# Metrics

Metrics now includes multi-panel dashboards at both the tenant level and the individual agent level.

## Where to Find It

* Open **Monitoring > Metrics** for tenant-wide dashboards.
* Open an individual agent and select the **Metrics** tab for detailed per-agent dashboards.

## Dashboard Coverage

### Tenant Metrics (Monitoring > Metrics)

The tenant metrics view includes tabs for:

* **Event**
* **HTTP**
* **Cron**
* **Internal API**

For Event/HTTP/Cron tabs, each row can be expanded to show per-instance CPU and memory charts.

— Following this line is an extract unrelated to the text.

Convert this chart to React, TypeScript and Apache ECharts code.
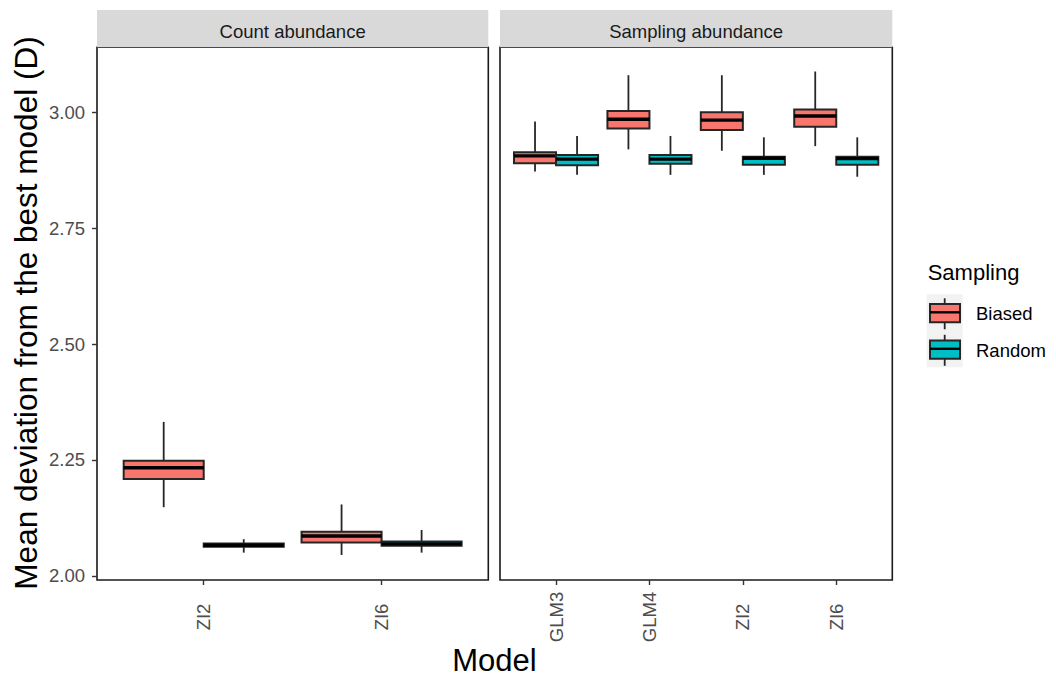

### Agent Metrics (Agent > Metrics)

* **Event agents** include Event Metrics and System Metrics.
* **HTTP agents** include HTTP Metrics and System Metrics.
* **Cron agents** show System Metrics.

## Time Range, Rollup, and Auto Refresh

* Default settings are **Last 24 Hours**, **1m rollup**, and **max aggregation**.
* Rollup options are constrained by selected range to control point density.
* Rollup defaults increase as ranges widen (for example: 24h -> 1m, 3d -> 5m, 7d -> 15m).
* Time range, rollup, aggregation, and selected tab are saved in browser local storage.
* Time ranges also sync to URL parameters for shareable links (`last`, `from`, `to`).
* Auto refresh runs every 60 seconds for preset ranges, and is disabled for custom date ranges.

## Linked Charts and Presentation Behavior

* Charts in the same dashboard are linked for synchronized hover and zoom windows.
* Zooming any chart pauses auto refresh and shows a pause state in the refresh control.
* **Restore** returns all linked charts to the full selected range.
* **Use Zoom Window** converts the current zoom selection into a custom time range.
* Full screen mode hides navigation and header chrome for a focused dashboard view.
* Browser back exits full screen first before navigating away.
* Layout is responsive across breakpoints (wide multi-column down to single-column).

## Event Agent Dashboard Metrics

Event agents include Pulsar-driven panels:

* **Backlog Count**
* **Storage Backlog Size (KB)**
* **Messages Received (Per Sec)**
* **Data Received (KB/Sec)**

These metrics help correlate backlog growth with message volume and payload throughput.

## System Metrics (All Agent Types)

System metrics include:

* **Terminated Instances** (including OOMKilled and other stop reasons)
* **Instance Count** over time
* **Network I/O (KB and KB/Sec)** by receive/transmit direction
* **CPU Usage (%)** and **CPU Usage (mCore)** with request/limit references
* **Memory Usage (%)** and **Memory Usage (GB)** with Usage, RSS, Working Set, and request/limit references

Instance Count overlays termination/watchdog markers. Hovering over markers shows stop reason, exit code, restart count, pod instance, image, start/termination timestamps, and runtime.

## HTTP and Internal API Dashboards

* HTTP dashboards include endpoint counts, latency, and status-code trends, with matching aggregate tables.
* Internal API dashboards include request volume, latency slices, rate-limit delays, and rate-limit errors by service/user/method/path.

## Interpreting Rollups and Gaps

* Larger rollups smooth short spikes because each point represents an aggregated bucket.
* A chart can look lower than max summary values when a high spike is averaged within a bucket.
* Flat or inactive series can show sparse points or gaps when no new source metrics are emitted.